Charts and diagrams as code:
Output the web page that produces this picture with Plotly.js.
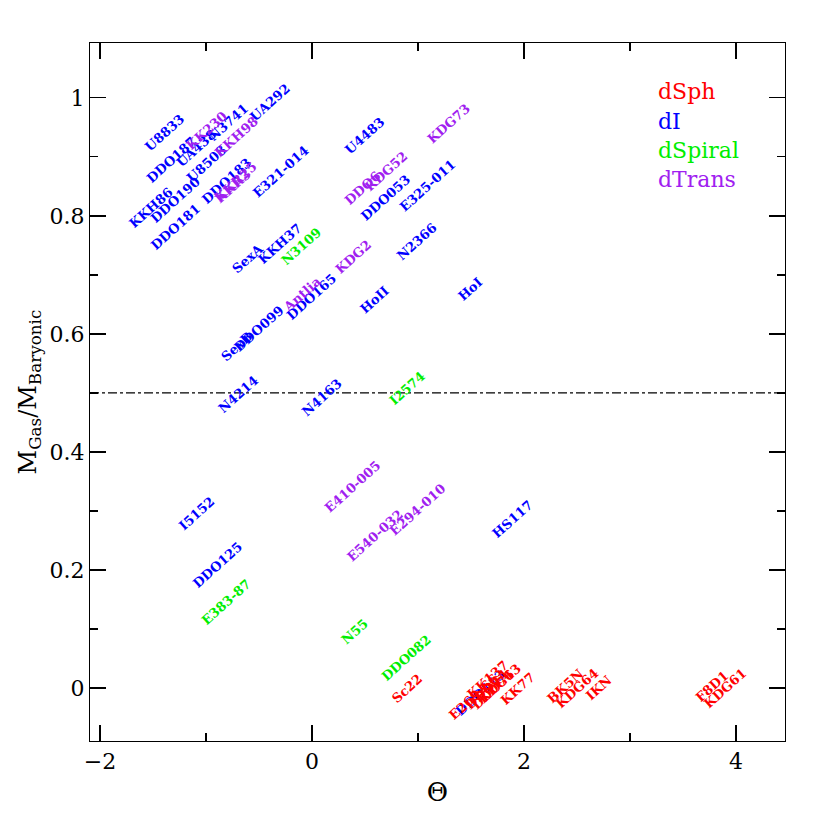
<!DOCTYPE html>
<html>
<head>
<meta charset="utf-8">
<script src="https://cdn.plot.ly/plotly-3.0.1.min.js"></script>
<style>html,body{margin:0;padding:0;background:#fff;}#chart{width:830px;height:830px;}</style>
</head>
<body>
<div id="chart"></div>
<script>
// dI (blue)
const dINames = ["U8833","DDO187","UA438","N3741","UA292","U8508","DDO190","KKH86","DDO181","DDO183","E321-014","U4483","DDO053","E325-011","N2366","HoI","SexA","KKH37","DDO165","HoII","DDO099","SexB","N4214","N4163","I5152","DDO125","HS117","DDO113"];
const dITheta = [-1.387,-1.321,-1.094,-0.792,-0.396,-0.991,-1.283,-1.519,-1.292,-0.811,-0.292,0.500,0.698,1.094,0.991,1.491,-0.604,-0.302,0.000,0.594,-0.500,-0.708,-0.698,0.094,-1.085,-0.896,1.887,1.594];
const dIFrac = [0.941,0.895,0.915,0.959,0.992,0.888,0.827,0.815,0.781,0.859,0.875,0.936,0.831,0.851,0.756,0.675,0.727,0.754,0.663,0.658,0.610,0.578,0.498,0.492,0.295,0.208,0.286,-0.008];

// dSph (red)
const dSphNames = ["Sc22","E269-66","DDO44","DDO71","KK137","KDG63","KK77","BK5N","KDG64","IKN","F8D1","KDG61"];
const dSphTheta = [0.896,1.528,1.651,1.708,1.660,1.774,1.943,2.387,2.500,2.698,3.774,3.896];
const dSphFrac = [0.000,-0.014,-0.003,-0.002,0.014,0.007,0.000,0.002,0.000,0.000,0.002,0.000];

// dSpiral (green)
const dSpiralNames = ["N3109","I2574","E383-87","N55","DDO082"];
const dSpiralTheta = [-0.104,0.896,-0.802,0.406,0.896];
const dSpiralFrac = [0.749,0.508,0.146,0.095,0.051];

// dTrans (purple)
const dTransNames = ["KK230","KKH98","KKR25","KKR3","KDG73","DDO6","KDG52","KDG2","Antlia","E410-005","E540-032","E294-010"];
const dTransTheta = [-0.991,-0.708,-0.717,-0.745,1.292,0.472,0.698,0.396,-0.094,0.387,0.594,1.000];
const dTransFrac = [0.944,0.934,0.858,0.849,0.956,0.847,0.876,0.731,0.666,0.341,0.259,0.302];

const legendNames = ["dSph","dI","dSpiral","dTrans"];
const divideLevel = 0.5;

const COLORS = {dSph:"#ff0000", dI:"#0000ff", dSpiral:"#00ee00", dTrans:"#a020f0"};
const groups = [
  {key:"dI", names:dINames, x:dITheta, y:dIFrac},
  {key:"dSph", names:dSphNames, x:dSphTheta, y:dSphFrac},
  {key:"dSpiral", names:dSpiralNames, x:dSpiralTheta, y:dSpiralFrac},
  {key:"dTrans", names:dTransNames, x:dTransTheta, y:dTransFrac}
];

const FONT = "'DejaVu Serif', 'Liberation Serif', serif";
const traces = [];
const annotations = [];
groups.forEach(g => {
  traces.push({type:"scatter", mode:"markers", x:g.x, y:g.y, text:g.names, name:g.key,
    marker:{size:6, color:COLORS[g.key], opacity:0}, hoverinfo:"text+x+y", showlegend:false});
  g.names.forEach((n,i) => {
    annotations.push({x:g.x[i], y:g.y[i], xref:"x", yref:"y", text:n, showarrow:false,
      textangle:-42, xanchor:"center", yanchor:"middle",
      font:{family:FONT, size:13, weight:"bold", color:COLORS[g.key]}});
  });
});
legendNames.forEach((n,i) => {
  annotations.push({x:0.814, y:0.93 - i*0.042, xref:"paper", yref:"paper", text:n, showarrow:false,
    xanchor:"left", yanchor:"middle", font:{family:FONT, size:22, color:COLORS[n]}});
});

const axisCommon = {
  showgrid:false, zeroline:false, showline:true, linecolor:"#000", linewidth:1.2,
  mirror:"ticks", ticks:"inside", ticklen:16, tickwidth:1.2, tickcolor:"#000",
  tickfont:{family:FONT, size:22, color:"#000"}
};

const layout = {
  width:830, height:830,
  margin:{l:90, r:45, t:43, b:89},
  paper_bgcolor:"#fff", plot_bgcolor:"#fff",
  showlegend:false,
  xaxis:Object.assign({}, axisCommon, {
    range:[-2.094, 4.462], tick0:-2, dtick:2,
    minor:{dtick:1, ticklen:8, tickwidth:1.2, tickcolor:"#000", ticks:"inside"},
    title:{text:"Θ", font:{family:FONT, size:26, color:"#000"}, standoff:10}
  }),
  yaxis:Object.assign({}, axisCommon, {
    range:[-0.0898, 1.093], tick0:0, dtick:0.2,
    minor:{dtick:0.1, ticklen:8, tickwidth:1.2, tickcolor:"#000", ticks:"inside"},
    title:{text:"M<sub>Gas</sub>/M<sub>Baryonic</sub>", font:{family:FONT, size:24, color:"#000"}, standoff:6}
  }),
  shapes:[{type:"line", xref:"paper", x0:0, x1:1, yref:"y", y0:divideLevel, y1:divideLevel,
    line:{color:"#000", width:1.2, dash:"dashdot"}}],
  annotations:annotations
};

Plotly.newPlot("chart", traces, layout, {staticPlot:true, displayModeBar:false});
</script>
</body>
</html>
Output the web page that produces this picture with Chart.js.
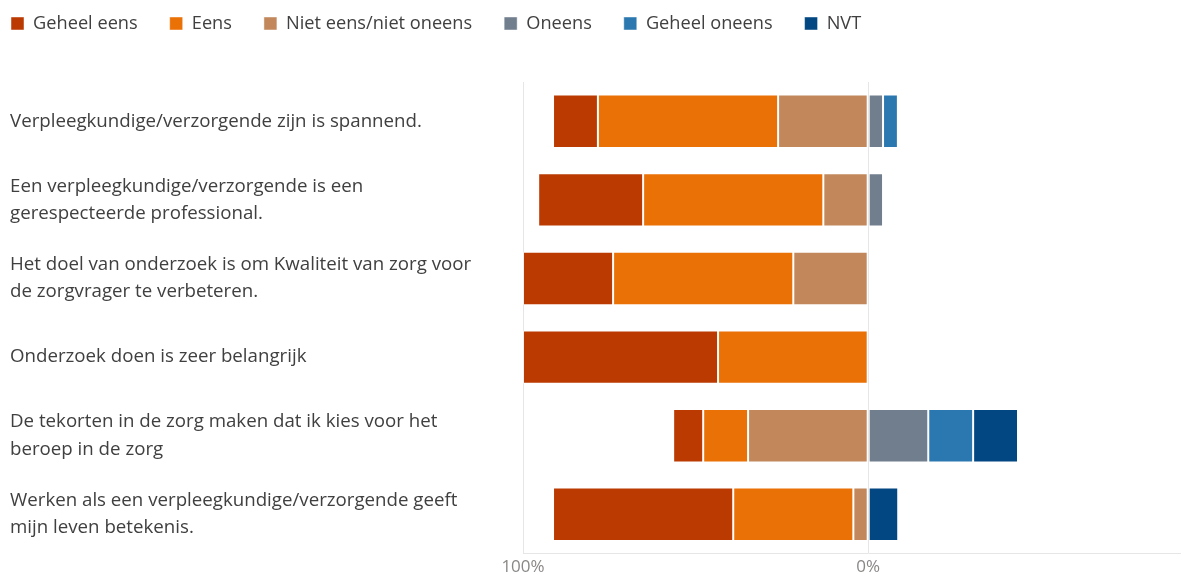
<!DOCTYPE html>
<html>
<head>
<meta charset="utf-8">
<script src="https://cdn.jsdelivr.net/npm/chart.js@4.4.0/dist/chart.umd.min.js"></script>
<style>
  html, body { margin: 0; padding: 0; background: #fff; overflow: hidden; }
</style>
</head>
<body>
<canvas id="chart" width="1238" height="580"></canvas>
<script>
/* Diverging stacked bar chart - survey answers (% of respondents) */

const categories = [
  "Verpleegkundige/verzorgende zijn is spannend.",
  ["Een verpleegkundige/verzorgende is een", "gerespecteerde professional."],
  ["Het doel van onderzoek is om Kwaliteit van zorg voor", "de zorgvrager te verbeteren."],
  "Onderzoek doen is zeer belangrijk",
  ["De tekorten in de zorg maken dat ik kies voor het", "beroep in de zorg"],
  ["Werken als een verpleegkundige/verzorgende geeft", "mijn leven betekenis."]
];

const seriesNames = ["Geheel eens", "Eens", "Niet eens/niet oneens", "Oneens", "Geheel oneens", "NVT"];

const geheelEens = [13.0, 30.4, 26.1, 56.5, 8.7, 52.2];
const eens = [52.2, 52.2, 52.2, 43.5, 13.0, 34.8];
const nietEens = [26.1, 13.0, 21.7, 0, 34.8, 4.3];
const oneens = [4.3, 4.3, 0, 0, 17.4, 0];
const geheelOneens = [4.3, 0, 0, 0, 13.0, 0];
const nvt = [0, 0, 0, 0, 13.0, 8.7];

const xTicks = [-100, 0, 100];

const seriesValues = [geheelEens, eens, nietEens, oneens, geheelOneens, nvt];
const seriesColors = ["#BA3A02", "#EA7106", "#C2885C", "#717E8E", "#2B78B0", "#024782"];
// left side of the zero line (drawn as negative values)
const leftSide = [true, true, true, false, false, false];
// stacking order: closest to zero first
const stackOrder = [2, 1, 0, 3, 4, 5];

const FONT = '"Segoe UI", "Open Sans", sans-serif';
const LEGEND_PAD = 32;
const LEGEND_FONT = 18.2;

Chart.defaults.font.family = FONT;

// Move legend to the top-left corner and reserve room above the bars
const legendPlace = {
  id: "legendPlace",
  afterInit(chart) {
    const legend = chart.legend;
    const fit = legend.fit;
    legend.fit = function () {
      fit.call(this);
      this.height = 82;
    };
    const draw = legend.draw;
    legend.draw = function () {
      const ctx = this.ctx;
      ctx.save();
      ctx.translate(11 - this.left - LEGEND_PAD, 23.5 - this.top - LEGEND_PAD - LEGEND_FONT / 2);
      draw.call(this);
      ctx.restore();
    };
  }
};

const datasets = seriesNames.map((name, i) => ({
  label: name,
  data: seriesValues[i].map((v) => (v === 0 ? null : leftSide[i] ? -v : v)),
  backgroundColor: seriesColors[i],
  borderColor: "rgba(255, 255, 255, 0.45)",
  borderWidth: 1,
  borderSkipped: false,
  order: stackOrder[i],
  barPercentage: 0.68,
  categoryPercentage: 1
}));

new Chart(document.getElementById("chart"), {
  type: "bar",
  data: { labels: categories, datasets: datasets },
  plugins: [legendPlace],
  options: {
    indexAxis: "y",
    responsive: false,
    animation: false,
    layout: { padding: { left: 10, top: 0, right: 0, bottom: 0 } },
    plugins: {
      tooltip: { enabled: false },
      legend: {
        position: "top",
        align: "start",
        labels: {
          boxWidth: 13,
          boxHeight: 13,
          padding: LEGEND_PAD,
          color: "#404040",
          font: { size: LEGEND_FONT },
          sort: (a, b) => a.datasetIndex - b.datasetIndex
        }
      }
    },
    scales: {
      x: {
        stacked: true,
        min: -100,
        max: 100,
        afterBuildTicks: (scale) => {
          scale.ticks = xTicks.map((v) => ({ value: v }));
        },
        ticks: {
          color: "#8a8886",
          font: { size: 17 },
          padding: 3,
          callback: (v) => Math.abs(v) + "%"
        },
        grid: { color: "#e6e6e6", drawTicks: false },
        border: { color: "#e6e6e6" }
      },
      y: {
        stacked: true,
        afterFit: (scale) => {
          scale.width = 513;
        },
        ticks: {
          color: "#404040",
          crossAlign: "far",
          autoSkip: false,
          padding: 0,
          font: { size: 18.7, lineHeight: 1.45 }
        },
        grid: { display: false },
        border: { display: false }
      }
    }
  }
});
</script>
</body>
</html>
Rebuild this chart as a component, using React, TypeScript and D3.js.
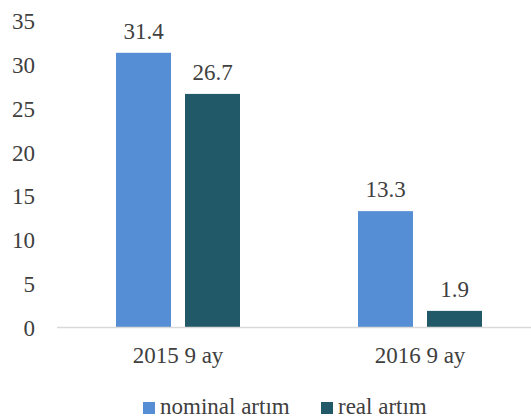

Work to do:
Pull out only the lines from the one with "Output the web page that produces this picture with Chart.js." up to and including the one with "of respondents) */", and drop any pictures along the way.

The result:
Output the web page that produces this picture with Chart.js.
<!DOCTYPE html>
<html>
<head>
<meta charset="utf-8">
<script src="https://cdn.jsdelivr.net/npm/chart.js@4.4.0/dist/chart.umd.min.js"></script>
<style>
  html, body { margin: 0; padding: 0; background: #fff; overflow: hidden; }
</style>
</head>
<body>
<canvas id="chart" width="1238" height="580"></canvas>
<script>
/* Diverging stacked bar chart - survey answers (% of respondents) */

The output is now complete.